Parallelism: All current browsers are written to do layout in a single thread and the specs were written assuming this. When Servo started, whether you could write a parallel layout algorithm for the web was an open question. Servo has a multithreaded layout system that's faster than Firefox per-thread.

Security: The Rust programming language is memory safe. This prevents a large class of security vulnerabilities from happening. The number I saw was ~50% of the critical security vulnerabilities reported in Firefox in 2014 wouldn't be possible in Rust. It's also architected from the ground up to be multi-process sandboxed. I think there are other layers of defense but those are the two I know about.

Modularity: The pieces of Servo are in seperate repositories and the repos (crates) are actually used by the Rust community. Similarly, Servo pulls in crates from the broader community. This combined with the desire to port bits and pieces to Gecko makes the browser a lot more modular than you might expect. It's also designed for embedding and (I think) matches the CEF api so it should be usable wherever webkit/blink are but I haven't been keeping up with things there.

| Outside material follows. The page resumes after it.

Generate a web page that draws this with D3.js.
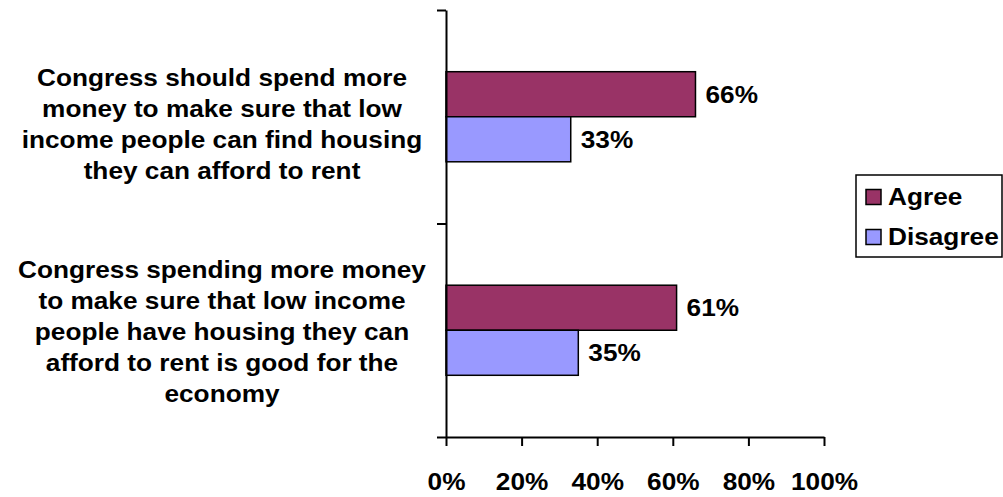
<!DOCTYPE html>
<html>
<head>
<meta charset="utf-8">
<script src="https://cdn.jsdelivr.net/npm/d3@7"></script>
<style>
  html, body { margin: 0; padding: 0; background: #fff; }
  svg { display: block; }
  text { font-family: "Liberation Sans", Arial, sans-serif; font-weight: bold; fill: #000; }
</style>
</head>
<body>
<svg id="chart" width="1003" height="497"></svg>
<script>
const categories = [
  ["Congress should spend more", "money to make sure that low", "income people can find housing", "they can afford to rent"],
  ["Congress spending more money", "to make sure that low income", "people have housing they can", "afford to rent is good for the", "economy"]
];
const seriesNames = ["Agree", "Disagree"];
const agreeValues = [0.66, 0.61];
const disagreeValues = [0.33, 0.35];
const xTicks = [0, 0.2, 0.4, 0.6, 0.8, 1.0];
const colors = ["#993366", "#9999FF"];

const values = [agreeValues, disagreeValues];
const svg = d3.select("#chart");
const FS = 23, SX = 1.14;

function label(parent, px, py, str, anchor) {
  const g = parent.append("g").attr("transform", `translate(${px},${py}) scale(${SX},1)`);
  g.append("text").attr("x", 0).attr("y", 0).attr("dy", "0.36em")
    .attr("font-size", FS).attr("text-anchor", anchor || "start").text(str);
  return g;
}

const x = d3.scaleLinear().domain([0, 1]).range([446, 824]);
const catIdx = categories.map((d, i) => i);
const y = d3.scaleBand().domain(catIdx).range([10, 437]).padding(0);
const ySub = d3.scaleBand().domain(seriesNames).range([0, y.bandwidth()]).paddingInner(0).paddingOuter(1.37);
const yLin = d3.scaleLinear().domain([0, categories.length]).range([10, 437]);

// bars
catIdx.forEach(ci => {
  const g = svg.append("g").attr("transform", `translate(0,${y(ci)})`);
  seriesNames.forEach((s, si) => {
    const v = values[si][ci];
    g.append("rect")
      .attr("x", x(0))
      .attr("y", ySub(s))
      .attr("width", x(v) - x(0))
      .attr("height", ySub.bandwidth())
      .attr("fill", colors[si])
      .attr("stroke", "#000")
      .attr("stroke-width", 1.5);
    label(g, x(v) + 10, ySub(s) + ySub.bandwidth() / 2, d3.format(".0%")(v));
  });
});

// y axis
const yAxis = svg.append("g").attr("transform", `translate(${x(0)},0)`)
  .call(d3.axisLeft(yLin).tickValues(d3.range(categories.length + 1)).tickSize(9).tickSizeOuter(0).tickFormat(""));
yAxis.selectAll("path, line").attr("stroke", "#000").attr("stroke-width", 2);

// x axis
const xAxis = svg.append("g").attr("transform", `translate(0,437)`)
  .call(d3.axisBottom(x).tickValues(xTicks).tickSize(9).tickSizeOuter(0).tickFormat(d3.format(".0%")));
xAxis.selectAll("path, line").attr("stroke", "#000").attr("stroke-width", 2);
xAxis.selectAll("text")
  .attr("y", 45).attr("dy", "0.36em")
  .attr("transform", `scale(${SX},1)`)
  .attr("font-size", FS)
  .style("font-family", "'Liberation Sans', Arial, sans-serif")
  .style("font-weight", "bold")
  .attr("fill", "#000");

// category labels
const lineH = 31;
catIdx.forEach(ci => {
  const lines = categories[ci];
  const cy = y(ci) + y.bandwidth() / 2 + (ci === 0 ? 7 : 1);
  lines.forEach((ln, li) => {
    label(svg, 222, cy + (li - (lines.length - 1) / 2) * lineH, ln, "middle");
  });
});

// legend
const lg = svg.append("g");
lg.append("rect").attr("x", 856).attr("y", 175).attr("width", 146).attr("height", 82)
  .attr("fill", "#fff").attr("stroke", "#000").attr("stroke-width", 1.5);
seriesNames.forEach((s, si) => {
  const yy = 197 + si * 40;
  lg.append("rect").attr("x", 866).attr("y", yy - 7.5).attr("width", 15).attr("height", 15)
    .attr("fill", colors[si]).attr("stroke", "#000").attr("stroke-width", 1.5);
  label(lg, 888, yy, s);
});
</script>
</body>
</html>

Performance: Parallel layout with a GPU-based scene graph [1] should result in a browser that's several times faster than anything currently available. The Servo team has been hesitant to really push benchmarks given the incomplete support but everything published is really promising.

[1] https://news.ycombinator.com/item?id=11175258


Servo is a research project by Mozilla as a part of their Rust programming language. It gives them a "real world" app to build in Rust, so they don't end up doing ivory-tower designs that don't work well in real apps.

Despite the way some news articles might write about it, Mozilla does not intend this to be a new browser for regular people - It's an extension of their new language, and R&D.

Over time, Firefox may incorporate components written in Rust, potentially including parts from Servo, but AFAIK there is no timeline for that.


> Mozilla does not intend this to be a new browser for regular people - It's an extension of their new language, and R&D.

I disagree. While I'm not sure what the internal planning is, we are doing a bunch of things to move towards having a shippable Servo browser. If Servo was more of an experiment with no possibility of shipping there would be a whole host of features that we wouldn't even bother implementing it.

Servo's existence is also not to serve as a use case for Rust. If anything, it's the other way around, Mozilla was interested in Rust development because of Servo. However, over time Rust has gained a life of its own which is pretty awesome. (Yes, Servo does serve as a pretty good canary for Rust, but it's not the raison d'etre)

As far as Servo's future is concerned, there are a bunch of non-mutually-exclusive steps that can be taken going forward:

- Start moving components into Gecko (already being done) and write new ones (already being done): https://wiki.mozilla.org/Oxidation . Gecko can use Servo's URL parser, and wrote its own MP4 metadata parser. There's active work going on replacing Gecko's style/CSS system, and discussions about webrender. I've also seen some interest in dropping Rust into Spidermonkey.

- Expose a webview-like library (not being done yet, but there's interest)

- Release servo as its own browser, perhaps using browser.html (this is being coordinated at browser.html)

- Replace Gecko on Firefox for Android (this is not too hard, since the browser UI is simpler. Not being done yet)

- Replace Gecko in Firefox for Desktop (this is pretty hard -- there's no clear delineation between "Gecko" and "Firefox" and the UI uses things like XUL which I'd rather keep out of Servo). This is not being done yet.


Gecko is something of a pig. I find it hard to believe that Servo will be developed and then thrown away as purely a research exercise. I suspect Mozilla is hesitant to lay out a roadmap considering how young Rust is and how long rendering engines take to write, but it seems to me that its likely Servo will replace Gecko when its mature.


Note that not replacing Gecko with Servo doesn't mean that Servo will be "thrown away", see https://news.ycombinator.com/item?id=11295698


There is an open bug report on firefox' bugzilla to incorporate servo's css engine (afaict):

https://bugzilla.mozilla.org/show_bug.cgi?id=1243581


> "It's an extension of their new language, and R&D."

I'd suggest there's another set of aims that comes out of the work to make Servo easier to embed than Gecko, but the time isn't right to make the most of that yet.


Sharing goals doesn't necessarily imply sharing approaches.